Guest became an avid reader as a young girl growing up in Turner Valley — long before the Sheep River Library and schools providing an abundance of recreational reading material.

She got lost in verse and at escaping beyond the looking glass.

“I had (Robert Lewis Stevenson’s) A Child’s Garden of Verses and (Lewis Carroll’s) Alice in Wonderland, those were the only two books in our house,” Guest said. “Turner Valley was much smaller then, but reading was just as important back then as it is now.”

She called herself a ‘girl’s girl’ in a family of a tomboy and two older brothers.

“I would retreat into my books,” Guest said. “I could live in the fantasy of the book. I was safe in the book, I could control the book — any time I wanted to stop the adventure or the suspense, I could close the book. I was golden.”

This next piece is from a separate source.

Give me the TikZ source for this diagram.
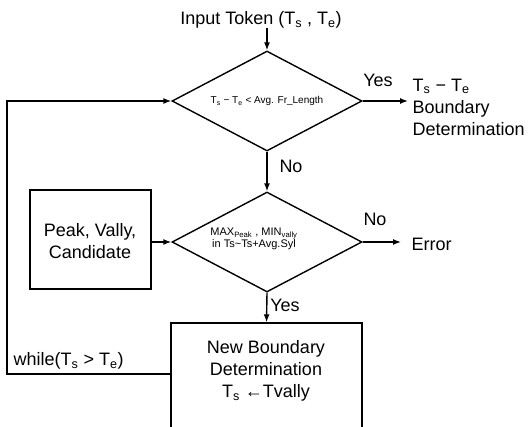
\documentclass[tikz,border=0pt]{standalone}
\usepackage{fontspec}
\setmainfont{Liberation Sans}
\usetikzlibrary{shapes.geometric,arrows.meta}
\begin{document}
\begin{tikzpicture}[x=1pt,y=-1pt,
  line width=1.4pt,
  big/.style={font=\fontsize{18}{22}\selectfont, inner sep=0pt},
  small/.style={font=\fontsize{11}{12}\selectfont, inner sep=0pt},
  smaller/.style={font=\fontsize{10}{12}\selectfont, inner sep=0pt},
  dia/.style={draw, diamond, aspect=1.9, minimum width=190pt, minimum height=100pt, inner sep=0pt},
  boxx/.style={draw, rectangle, inner sep=0pt},
  arr/.style={-{Latex[length=8pt,width=6pt]}}]
\path[use as bounding box] (0,0) rectangle (529,426);
\clip (0,0) rectangle (529,426);

\node[big] (input) at (261,20) {Input Token (T\textsubscript{s} , T\textsubscript{e})};
\node[dia, smaller] (d1) at (267,101) {T\textsubscript{s} − T\textsubscript{e} < Avg. Fr\_Length};
\coordinate (inp) at (267,28);
\draw[arr] (inp) -- (d1.north);

\node[big] (yes1) at (378,80) {Yes};
\coordinate (yes1end) at (408,101);
\draw[arr] (d1.east) -- (yes1end);
\node[big, anchor=west, align=left] (bd) at (412,107) {T\textsubscript{s} − T\textsubscript{e}\\Boundary\\Determination};

\node[dia] (d2) at (267,242) {};
\node[small, align=center] (d2t) at (254,239) {MAX\textsubscript{Peak} , MIN\textsubscript{vally}\\in Ts\textasciitilde Ts+Avg.Syl};
\draw[arr] (d1.south) -- (d2.north);
\node[big] (no1) at (291,166) {No};

\node[boxx, minimum width=121pt, minimum height=99pt] (peak) at (90.5,239.5) {};
\node[big, align=center] (peakt) at (90,241) {Peak, Vally,\\Candidate};
\coordinate (peakr) at (151,242);
\draw[arr] (peakr) -- (d2.west);

\node[big] (no2) at (375,219) {No};
\coordinate (no2end) at (401,242);
\draw[arr] (d2.east) -- (no2end);
\node[big, anchor=west] (err) at (411,244) {Error};

\node[big] (yes2) at (285,305) {Yes};
\node[boxx, minimum width=191pt, minimum height=112pt] (nb) at (266.5,379) {};
\draw[arr] (d2.south) -- (nb.north);
\node[big, align=center] (nbt) at (266,371) {New Boundary\\Determination\\T\textsubscript{s} ←Tvally};

\coordinate (lb) at (7,374);
\coordinate (lt) at (7,101);
\coordinate (nbl) at (nb.west |- lb);
\draw[arr] (nbl) -- (lb) -- (lt) -- (d1.west);
\node[big, anchor=west] (wh) at (13,361) {while(T\textsubscript{s} > T\textsubscript{e})};
\end{tikzpicture}
\end{document}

She said books are a perfect fit for the students who may not fit in.

“I want kids to know that reading is empowering, gives you opportunity and gives you your best chance for success,” she added. “Kids ask me where I am from and when I say originally from Turner Valley they say ‘No’ because writers have to come from some big city.

“I explain to them writers come from everywhere and it all starts by becoming a reader.”

Success doesn’t come easy. Rejection is all part of success.

She said she could wallpaper her Bragg Creek home with rejection letters. Getting published for the first time was, now, the second-most exciting event of her career.

“Being published for the first time and you open the box and see your first book and the cover —it’s like holding your first baby in your arms,” she said.

“But the Order of Canada was a whole other order. In my mind, I’m just doing my job. For me, it was affirmation that all the hard work for the past 25 years was noticed. It was a total, out of the blue lightning bolt for me… I had hoped about getting published but this (the Order of Canada) was something I never thought about — again, I am a high school dropout from Turner Valley.”

Many of her books have adventures taking place in southern Alberta. She also writes historical novels, dealing with history that young readers — and even older ones — don’t know much about.

“My first historical book was Belle of Batoche and it was about the Northwest resistance of the Métis people of Batoche in 1885,” said Guest, who is Métis. “That was a pivotal point of Canadian history and yet I didn’t hear a thing about it growing up and I thought ‘Let’s fix that.’”

She used a Métis girl to tell the story – a girl who gets involved in adventure and mystery.

“While they are reading this great adventure book, they are also learning an important piece of Canadian history,” Guest said.

Her latest book, The Comic Book War deals with life in Canada during the Second World War. She describes her next book as a “Nancy Drew-type mystery” — and it has Alberta history ties it.

It’s history that goes way back.

“This one is set in the Tyrell Museum in Drumheller – it’s all about dinosaur-bone theft,” she said. “I just started a second book that is meant for older teens, that I hope going to be a time-travel mystery.

“I have never done anything like that, but if you don’t keep pushing the boundaries, what is life all about.”